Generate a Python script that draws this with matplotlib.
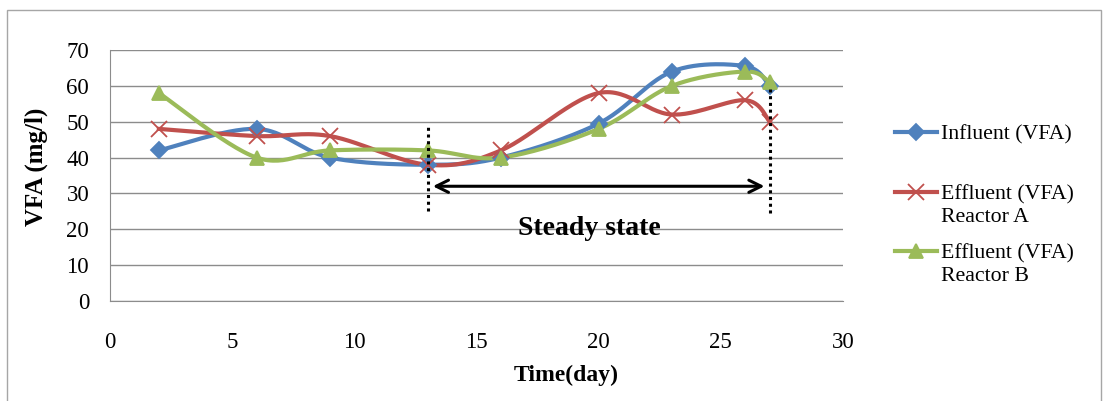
import numpy as np
import matplotlib.pyplot as plt
from matplotlib.lines import Line2D

plt.rcParams['font.family'] = ['Liberation Serif', 'DejaVu Serif']

days = [2, 6, 9, 13, 16, 20, 23, 26, 27]
influent = [42, 48, 40, 38, 40, 49.5, 64, 65.5, 60]
effluent_a = [48, 46, 46, 38, 42, 58, 52, 56, 50]
effluent_b = [58, 40, 42, 42, 40, 48, 60, 64, 61]
labels = ['Influent (VFA)', 'Effluent (VFA)\nReactor A', 'Effluent (VFA)\nReactor B']


def smooth(x, y, n=30):
    # Catmull-Rom style smoothing, like Excel's smoothed line
    x = np.asarray(x, float)
    y = np.asarray(y, float)
    px = np.concatenate([[x[0]], x, [x[-1]]])
    py = np.concatenate([[y[0]], y, [y[-1]]])
    xs, ys = [], []
    t = np.linspace(0, 1, n)
    for i in range(1, len(px) - 2):
        p0, p1, p2, p3 = [np.array([px[j], py[j]]) for j in (i - 1, i, i + 1, i + 2)]
        c1 = p1 + (p2 - p0) / 6
        c2 = p2 - (p3 - p1) / 6
        b = ((1 - t) ** 3)[:, None] * p1 + (3 * (1 - t) ** 2 * t)[:, None] * c1 \
            + (3 * (1 - t) * t ** 2)[:, None] * c2 + (t ** 3)[:, None] * p2
        xs.extend(b[:, 0])
        ys.extend(b[:, 1])
    return xs, ys


W, H = 1105, 401
fig = plt.figure(figsize=(W / 100, H / 100), dpi=100)
ax = fig.add_axes([110 / W, 1 - 301 / H, 733 / W, 251 / H])

series = [
    (influent, '#4F81BD', 'D', 8),
    (effluent_a, '#C0504D', 'x', 11),
    (effluent_b, '#9BBB59', '^', 10),
]
for vals, col, mk, ms in series:
    sx, sy = smooth(days, vals)
    ax.plot(sx, sy, color=col, lw=3, zorder=3)
    ax.plot(days, vals, ls='none', marker=mk, color=col, ms=ms, mew=1.3, zorder=4)

ax.set_xlim(0, 30)
ax.set_ylim(0, 70)
ax.set_xticks(range(0, 31, 5))
ax.set_yticks(range(0, 71, 10))
ax.yaxis.grid(True, color='#8c8c8c', lw=1)
ax.set_axisbelow(True)
for s in ['top', 'right']:
    ax.spines[s].set_visible(False)
for s in ['left', 'bottom']:
    ax.spines[s].set_color('#8c8c8c')
ax.tick_params(length=0, labelsize=16.5, colors='black')
ax.tick_params(axis='x', pad=22)
ax.tick_params(axis='y', pad=15)
ax.set_xlabel('Time(day)', fontsize=17, fontweight='bold')
ax.xaxis.set_label_coords(456 / 733, -64 / 251)
ax.set_ylabel('VFA (mg/l)', fontsize=18, fontweight='bold')
ax.yaxis.set_label_coords(-62 / 733, 0.535)

# steady state annotation
ax.plot([13, 13], [25, 48.5], color='black', ls=(0, (1, 1.2)), lw=2.2, zorder=5)
ax.plot([27, 27], [24.5, 59], color='black', ls=(0, (1, 1.2)), lw=2.2, zorder=5)
ax.annotate('', xy=(13.1, 32), xytext=(26.9, 32),
            arrowprops=dict(arrowstyle='<->', color='black', lw=2.2,
                            mutation_scale=22), zorder=5)
ax.text(19.6, 20.3, 'Steady state', fontsize=20, fontweight='bold',
        ha='center', va='center')

# legend drawn by hand to match the Excel spacing
legend_y = [132, 192, 251]
for (vals, col, mk, ms), lab, ly in zip(series, labels, legend_y):
    yf = 1 - ly / H
    fig.add_artist(Line2D([895 / W, 937 / W], [yf, yf], color=col, lw=3,
                          transform=fig.transFigure))
    fig.add_artist(Line2D([916 / W], [yf], marker=mk, color=col, ms=ms, mew=1.3,
                          transform=fig.transFigure))
    fig.text(941 / W, yf + 0.0175, lab, fontsize=15.7, va='top', ha='left',
             linespacing=1.25)

fig.patches.append(plt.Rectangle((7 / W, -0.01), 1094 / W, 1 - 10 / H + 0.01,
                                 transform=fig.transFigure,
                                 fill=False, ec='#a6a6a6', lw=1))

fig.savefig('out.png', dpi=100)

*GIVEN TASK*: Write only the number of lines in the data above that include "matplotlib".

*ANSWER TO THE EXERCISE*: 3